YOUR OBJECTIVE>
Reproduce exactly the lines starting at the line that contains "Generate a component" and ending at the line that contains "const endHour = startHour + 30;". Omit pictures.

====

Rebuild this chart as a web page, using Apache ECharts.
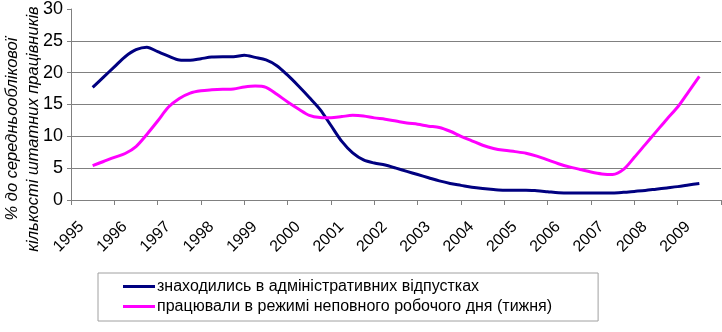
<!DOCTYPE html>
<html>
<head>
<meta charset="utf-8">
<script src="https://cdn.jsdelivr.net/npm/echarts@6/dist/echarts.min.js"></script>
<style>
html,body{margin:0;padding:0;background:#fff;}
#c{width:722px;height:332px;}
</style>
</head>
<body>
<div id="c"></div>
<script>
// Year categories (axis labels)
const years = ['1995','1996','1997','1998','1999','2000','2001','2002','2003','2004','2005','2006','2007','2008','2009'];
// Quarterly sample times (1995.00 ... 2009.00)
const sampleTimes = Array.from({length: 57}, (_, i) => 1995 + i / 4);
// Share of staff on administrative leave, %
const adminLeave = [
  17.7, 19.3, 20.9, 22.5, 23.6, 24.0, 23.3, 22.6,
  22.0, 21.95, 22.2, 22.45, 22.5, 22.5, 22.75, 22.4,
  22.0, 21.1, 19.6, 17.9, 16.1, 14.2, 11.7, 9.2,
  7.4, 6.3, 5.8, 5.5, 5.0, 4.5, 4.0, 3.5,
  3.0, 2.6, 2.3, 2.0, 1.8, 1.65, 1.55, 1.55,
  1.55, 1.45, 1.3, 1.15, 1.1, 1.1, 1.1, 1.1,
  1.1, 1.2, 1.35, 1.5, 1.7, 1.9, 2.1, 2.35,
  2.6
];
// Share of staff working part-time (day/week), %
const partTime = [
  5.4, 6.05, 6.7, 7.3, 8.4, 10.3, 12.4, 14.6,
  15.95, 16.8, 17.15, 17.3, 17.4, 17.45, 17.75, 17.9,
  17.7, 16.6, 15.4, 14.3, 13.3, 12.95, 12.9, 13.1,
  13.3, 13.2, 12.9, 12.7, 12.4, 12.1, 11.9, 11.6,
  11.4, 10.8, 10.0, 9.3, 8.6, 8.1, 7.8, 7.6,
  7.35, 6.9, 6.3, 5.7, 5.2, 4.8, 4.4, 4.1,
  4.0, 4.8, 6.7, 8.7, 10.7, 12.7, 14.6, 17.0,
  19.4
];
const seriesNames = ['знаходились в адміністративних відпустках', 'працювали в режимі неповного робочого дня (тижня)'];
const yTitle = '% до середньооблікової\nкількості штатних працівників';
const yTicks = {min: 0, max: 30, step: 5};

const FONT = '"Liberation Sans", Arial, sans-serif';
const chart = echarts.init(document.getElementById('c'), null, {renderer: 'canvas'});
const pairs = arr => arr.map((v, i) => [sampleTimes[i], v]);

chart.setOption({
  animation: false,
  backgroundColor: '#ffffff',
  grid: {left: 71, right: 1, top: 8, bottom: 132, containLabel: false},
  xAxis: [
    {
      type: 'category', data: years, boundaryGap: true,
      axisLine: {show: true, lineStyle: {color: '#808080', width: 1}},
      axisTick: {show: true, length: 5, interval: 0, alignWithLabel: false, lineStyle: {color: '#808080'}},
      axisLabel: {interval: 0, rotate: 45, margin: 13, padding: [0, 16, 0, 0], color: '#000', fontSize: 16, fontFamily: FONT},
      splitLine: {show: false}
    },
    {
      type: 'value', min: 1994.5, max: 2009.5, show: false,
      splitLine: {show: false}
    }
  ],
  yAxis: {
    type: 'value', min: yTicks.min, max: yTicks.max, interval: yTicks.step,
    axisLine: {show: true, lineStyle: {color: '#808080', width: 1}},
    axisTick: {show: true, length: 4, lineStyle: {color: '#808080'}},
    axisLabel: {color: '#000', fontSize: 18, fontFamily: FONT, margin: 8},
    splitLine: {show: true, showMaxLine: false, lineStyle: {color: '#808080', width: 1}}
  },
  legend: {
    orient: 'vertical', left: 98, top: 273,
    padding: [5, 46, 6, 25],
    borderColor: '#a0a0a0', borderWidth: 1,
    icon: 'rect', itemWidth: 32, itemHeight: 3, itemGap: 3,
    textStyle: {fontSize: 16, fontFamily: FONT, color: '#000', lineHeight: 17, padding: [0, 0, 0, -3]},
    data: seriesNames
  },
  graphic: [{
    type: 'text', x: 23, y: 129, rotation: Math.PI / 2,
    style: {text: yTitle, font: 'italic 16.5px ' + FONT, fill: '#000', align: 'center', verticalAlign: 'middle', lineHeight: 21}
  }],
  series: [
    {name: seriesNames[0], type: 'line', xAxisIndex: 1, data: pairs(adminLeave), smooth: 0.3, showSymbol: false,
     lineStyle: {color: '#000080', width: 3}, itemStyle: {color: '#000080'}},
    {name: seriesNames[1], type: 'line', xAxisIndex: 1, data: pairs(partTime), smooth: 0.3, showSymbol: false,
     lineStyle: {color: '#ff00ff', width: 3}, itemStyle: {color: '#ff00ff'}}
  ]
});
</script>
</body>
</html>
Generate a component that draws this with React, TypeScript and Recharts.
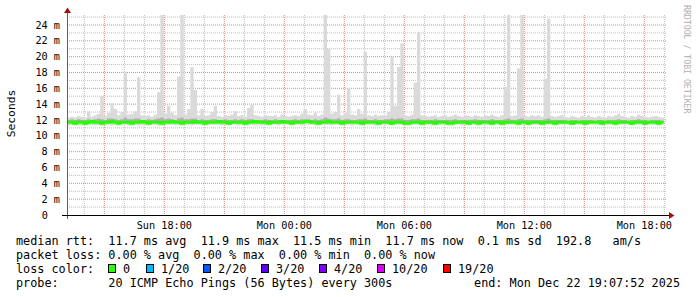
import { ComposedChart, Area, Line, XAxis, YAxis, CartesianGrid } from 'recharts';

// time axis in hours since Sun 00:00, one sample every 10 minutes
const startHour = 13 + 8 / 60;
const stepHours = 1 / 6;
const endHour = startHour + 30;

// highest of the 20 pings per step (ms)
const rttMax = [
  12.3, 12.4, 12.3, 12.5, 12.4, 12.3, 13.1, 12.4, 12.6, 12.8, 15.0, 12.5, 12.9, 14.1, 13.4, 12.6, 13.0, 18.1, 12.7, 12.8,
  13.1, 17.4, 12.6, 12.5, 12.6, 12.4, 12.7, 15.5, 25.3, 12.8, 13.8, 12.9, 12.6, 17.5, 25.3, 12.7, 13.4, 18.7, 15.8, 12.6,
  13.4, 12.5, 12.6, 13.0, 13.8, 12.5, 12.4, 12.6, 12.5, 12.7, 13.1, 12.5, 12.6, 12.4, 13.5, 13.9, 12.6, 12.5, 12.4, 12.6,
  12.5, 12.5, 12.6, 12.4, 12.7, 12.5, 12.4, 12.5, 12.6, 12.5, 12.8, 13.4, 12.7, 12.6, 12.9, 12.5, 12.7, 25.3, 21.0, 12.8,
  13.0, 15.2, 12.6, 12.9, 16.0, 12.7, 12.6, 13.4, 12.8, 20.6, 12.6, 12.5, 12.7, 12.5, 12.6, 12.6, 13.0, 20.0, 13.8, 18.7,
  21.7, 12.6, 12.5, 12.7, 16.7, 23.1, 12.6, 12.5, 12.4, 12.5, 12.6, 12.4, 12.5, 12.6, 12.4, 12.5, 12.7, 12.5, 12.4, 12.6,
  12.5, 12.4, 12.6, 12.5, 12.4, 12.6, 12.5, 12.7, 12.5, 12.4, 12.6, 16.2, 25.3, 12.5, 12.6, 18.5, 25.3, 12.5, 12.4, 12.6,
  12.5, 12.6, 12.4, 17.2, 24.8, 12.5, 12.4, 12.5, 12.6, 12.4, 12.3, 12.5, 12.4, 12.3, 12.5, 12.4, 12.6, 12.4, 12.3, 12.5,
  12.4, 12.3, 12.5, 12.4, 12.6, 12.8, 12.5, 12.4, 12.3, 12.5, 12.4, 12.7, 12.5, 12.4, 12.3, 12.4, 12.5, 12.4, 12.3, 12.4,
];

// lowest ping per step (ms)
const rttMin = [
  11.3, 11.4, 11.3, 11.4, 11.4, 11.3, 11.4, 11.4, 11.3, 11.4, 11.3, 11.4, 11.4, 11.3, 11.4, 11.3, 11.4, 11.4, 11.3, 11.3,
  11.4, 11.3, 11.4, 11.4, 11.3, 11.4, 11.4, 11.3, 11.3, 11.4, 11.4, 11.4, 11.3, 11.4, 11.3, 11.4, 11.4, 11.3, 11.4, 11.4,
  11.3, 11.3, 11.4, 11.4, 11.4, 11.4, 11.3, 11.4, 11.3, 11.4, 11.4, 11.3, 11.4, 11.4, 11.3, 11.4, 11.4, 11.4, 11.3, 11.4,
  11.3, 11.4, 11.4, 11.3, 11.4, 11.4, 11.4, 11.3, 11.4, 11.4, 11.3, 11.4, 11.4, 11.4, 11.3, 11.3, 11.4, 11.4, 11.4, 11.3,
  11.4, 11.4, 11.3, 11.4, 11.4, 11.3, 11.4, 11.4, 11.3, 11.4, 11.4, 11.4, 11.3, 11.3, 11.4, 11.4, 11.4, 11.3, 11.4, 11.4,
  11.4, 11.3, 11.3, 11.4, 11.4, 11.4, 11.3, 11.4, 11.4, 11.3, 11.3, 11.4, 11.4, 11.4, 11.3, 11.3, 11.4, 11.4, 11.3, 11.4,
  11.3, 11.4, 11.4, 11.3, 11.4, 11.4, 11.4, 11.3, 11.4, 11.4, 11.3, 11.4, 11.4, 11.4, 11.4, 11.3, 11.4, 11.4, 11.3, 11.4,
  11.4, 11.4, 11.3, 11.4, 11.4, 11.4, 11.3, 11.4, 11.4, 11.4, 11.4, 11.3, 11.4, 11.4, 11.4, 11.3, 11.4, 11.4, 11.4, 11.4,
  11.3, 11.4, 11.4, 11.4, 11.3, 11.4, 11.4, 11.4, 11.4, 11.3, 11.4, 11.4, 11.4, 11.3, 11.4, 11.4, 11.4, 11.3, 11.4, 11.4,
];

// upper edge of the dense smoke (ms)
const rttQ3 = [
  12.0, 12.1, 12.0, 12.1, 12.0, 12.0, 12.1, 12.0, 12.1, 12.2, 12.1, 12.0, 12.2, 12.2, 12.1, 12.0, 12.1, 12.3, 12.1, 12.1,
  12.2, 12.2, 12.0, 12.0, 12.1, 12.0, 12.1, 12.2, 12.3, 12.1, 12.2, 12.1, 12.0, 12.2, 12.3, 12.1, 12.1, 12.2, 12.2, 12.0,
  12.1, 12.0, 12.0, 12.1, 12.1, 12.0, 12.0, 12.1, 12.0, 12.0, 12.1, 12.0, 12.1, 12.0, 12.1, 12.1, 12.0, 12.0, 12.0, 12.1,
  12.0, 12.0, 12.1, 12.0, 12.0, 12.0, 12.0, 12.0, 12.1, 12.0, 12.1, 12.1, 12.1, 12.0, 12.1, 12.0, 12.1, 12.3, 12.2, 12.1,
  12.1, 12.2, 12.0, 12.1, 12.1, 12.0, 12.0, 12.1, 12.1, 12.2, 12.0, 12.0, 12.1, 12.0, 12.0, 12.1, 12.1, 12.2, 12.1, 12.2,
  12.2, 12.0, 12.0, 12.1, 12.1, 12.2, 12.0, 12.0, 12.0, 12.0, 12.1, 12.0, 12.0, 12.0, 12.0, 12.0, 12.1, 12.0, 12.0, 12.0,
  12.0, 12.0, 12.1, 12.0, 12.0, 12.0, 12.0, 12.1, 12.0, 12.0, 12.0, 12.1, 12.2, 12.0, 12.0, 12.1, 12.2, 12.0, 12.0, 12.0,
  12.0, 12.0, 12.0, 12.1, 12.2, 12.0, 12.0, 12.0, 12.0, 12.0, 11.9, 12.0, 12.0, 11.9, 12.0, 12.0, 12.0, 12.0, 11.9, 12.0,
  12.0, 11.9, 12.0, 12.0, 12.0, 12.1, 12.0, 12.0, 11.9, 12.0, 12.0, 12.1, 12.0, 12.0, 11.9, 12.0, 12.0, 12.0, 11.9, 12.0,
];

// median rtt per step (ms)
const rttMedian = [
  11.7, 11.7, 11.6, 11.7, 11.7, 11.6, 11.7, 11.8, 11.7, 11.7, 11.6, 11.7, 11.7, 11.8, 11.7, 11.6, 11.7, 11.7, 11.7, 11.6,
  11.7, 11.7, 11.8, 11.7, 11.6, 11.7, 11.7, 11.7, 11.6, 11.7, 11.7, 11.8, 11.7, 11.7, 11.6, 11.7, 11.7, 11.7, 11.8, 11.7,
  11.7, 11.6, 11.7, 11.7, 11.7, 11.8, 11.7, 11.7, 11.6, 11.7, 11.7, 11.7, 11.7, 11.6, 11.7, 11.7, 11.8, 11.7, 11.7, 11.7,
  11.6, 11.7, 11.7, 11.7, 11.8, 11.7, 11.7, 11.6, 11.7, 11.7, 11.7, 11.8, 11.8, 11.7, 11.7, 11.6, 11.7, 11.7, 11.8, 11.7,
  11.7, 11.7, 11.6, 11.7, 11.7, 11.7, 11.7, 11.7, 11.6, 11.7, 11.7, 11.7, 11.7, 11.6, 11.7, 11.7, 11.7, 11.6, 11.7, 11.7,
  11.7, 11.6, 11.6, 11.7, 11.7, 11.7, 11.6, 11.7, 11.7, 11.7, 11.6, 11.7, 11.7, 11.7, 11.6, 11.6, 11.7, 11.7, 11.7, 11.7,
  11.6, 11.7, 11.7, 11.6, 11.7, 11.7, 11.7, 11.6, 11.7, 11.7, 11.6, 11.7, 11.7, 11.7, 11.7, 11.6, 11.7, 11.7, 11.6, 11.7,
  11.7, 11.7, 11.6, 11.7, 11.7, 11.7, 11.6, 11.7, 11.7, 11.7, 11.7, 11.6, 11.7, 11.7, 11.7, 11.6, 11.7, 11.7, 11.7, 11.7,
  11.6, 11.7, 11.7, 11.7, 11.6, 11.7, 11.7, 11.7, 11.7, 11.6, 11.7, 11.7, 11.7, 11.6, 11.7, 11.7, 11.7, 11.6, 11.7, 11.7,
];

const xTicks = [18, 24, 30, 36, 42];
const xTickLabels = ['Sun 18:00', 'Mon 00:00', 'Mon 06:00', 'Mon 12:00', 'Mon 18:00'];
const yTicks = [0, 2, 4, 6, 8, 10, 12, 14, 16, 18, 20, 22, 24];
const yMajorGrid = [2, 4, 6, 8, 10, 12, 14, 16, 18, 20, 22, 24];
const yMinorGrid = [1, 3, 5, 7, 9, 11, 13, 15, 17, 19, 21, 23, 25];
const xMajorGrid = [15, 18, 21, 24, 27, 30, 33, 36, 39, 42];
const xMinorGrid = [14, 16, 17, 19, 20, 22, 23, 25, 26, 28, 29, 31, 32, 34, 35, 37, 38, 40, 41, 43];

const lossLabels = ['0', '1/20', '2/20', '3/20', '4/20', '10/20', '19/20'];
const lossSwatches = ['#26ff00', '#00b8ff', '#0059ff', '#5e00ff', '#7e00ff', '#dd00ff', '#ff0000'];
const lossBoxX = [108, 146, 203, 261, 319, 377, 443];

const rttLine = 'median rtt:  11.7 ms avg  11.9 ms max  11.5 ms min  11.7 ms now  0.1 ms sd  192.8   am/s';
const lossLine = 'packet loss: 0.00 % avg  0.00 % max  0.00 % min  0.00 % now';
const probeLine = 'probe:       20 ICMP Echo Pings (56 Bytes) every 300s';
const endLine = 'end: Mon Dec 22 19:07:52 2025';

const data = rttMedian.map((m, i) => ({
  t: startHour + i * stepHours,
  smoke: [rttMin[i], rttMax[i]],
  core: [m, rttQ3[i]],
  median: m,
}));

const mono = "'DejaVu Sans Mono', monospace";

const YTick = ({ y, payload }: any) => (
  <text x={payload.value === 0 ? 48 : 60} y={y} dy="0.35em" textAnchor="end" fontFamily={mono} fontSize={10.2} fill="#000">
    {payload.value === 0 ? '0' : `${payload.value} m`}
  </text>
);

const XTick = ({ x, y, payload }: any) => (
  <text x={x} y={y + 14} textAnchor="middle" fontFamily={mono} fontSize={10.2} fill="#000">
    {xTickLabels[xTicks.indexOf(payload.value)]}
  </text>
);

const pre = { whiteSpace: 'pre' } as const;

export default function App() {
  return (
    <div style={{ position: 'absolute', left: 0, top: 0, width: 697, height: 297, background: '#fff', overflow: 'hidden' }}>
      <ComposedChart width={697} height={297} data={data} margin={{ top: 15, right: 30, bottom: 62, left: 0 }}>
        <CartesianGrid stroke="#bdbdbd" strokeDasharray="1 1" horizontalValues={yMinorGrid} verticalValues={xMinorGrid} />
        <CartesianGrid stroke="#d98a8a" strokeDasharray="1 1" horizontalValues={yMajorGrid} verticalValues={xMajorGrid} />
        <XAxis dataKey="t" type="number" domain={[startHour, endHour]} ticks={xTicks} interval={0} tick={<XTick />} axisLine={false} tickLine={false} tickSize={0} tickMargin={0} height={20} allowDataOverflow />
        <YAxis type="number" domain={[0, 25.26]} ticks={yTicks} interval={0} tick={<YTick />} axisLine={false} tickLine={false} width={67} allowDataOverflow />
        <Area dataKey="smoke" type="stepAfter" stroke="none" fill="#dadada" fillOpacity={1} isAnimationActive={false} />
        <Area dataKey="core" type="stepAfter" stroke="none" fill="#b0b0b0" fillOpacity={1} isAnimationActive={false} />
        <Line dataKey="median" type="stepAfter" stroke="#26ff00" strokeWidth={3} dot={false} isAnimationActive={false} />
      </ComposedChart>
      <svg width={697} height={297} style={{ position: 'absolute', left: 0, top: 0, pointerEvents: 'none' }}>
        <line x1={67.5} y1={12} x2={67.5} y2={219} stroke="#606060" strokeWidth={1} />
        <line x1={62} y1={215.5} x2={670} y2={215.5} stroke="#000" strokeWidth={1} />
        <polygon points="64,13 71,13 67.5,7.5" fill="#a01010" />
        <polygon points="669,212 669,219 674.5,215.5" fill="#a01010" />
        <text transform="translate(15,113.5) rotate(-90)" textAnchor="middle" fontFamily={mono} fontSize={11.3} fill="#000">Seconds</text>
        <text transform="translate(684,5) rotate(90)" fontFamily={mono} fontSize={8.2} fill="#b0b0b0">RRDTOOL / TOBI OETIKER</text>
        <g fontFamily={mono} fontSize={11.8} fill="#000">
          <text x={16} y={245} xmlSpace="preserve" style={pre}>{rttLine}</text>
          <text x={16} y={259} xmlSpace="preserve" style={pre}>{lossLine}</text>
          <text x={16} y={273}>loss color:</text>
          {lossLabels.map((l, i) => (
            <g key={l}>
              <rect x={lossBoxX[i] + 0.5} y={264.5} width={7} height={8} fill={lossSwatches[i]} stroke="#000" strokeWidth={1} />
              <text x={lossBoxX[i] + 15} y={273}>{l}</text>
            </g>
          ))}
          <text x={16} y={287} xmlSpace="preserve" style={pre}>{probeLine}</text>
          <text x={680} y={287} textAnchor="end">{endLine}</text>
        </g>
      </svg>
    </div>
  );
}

====

SOLUTION TO THIS EXERCISE>
Generate a component that draws this with React, TypeScript and Recharts.
import { ComposedChart, Area, Line, XAxis, YAxis, CartesianGrid } from 'recharts';

// time axis in hours since Sun 00:00, one sample every 10 minutes
const startHour = 13 + 8 / 60;
const stepHours = 1 / 6;
const endHour = startHour + 30;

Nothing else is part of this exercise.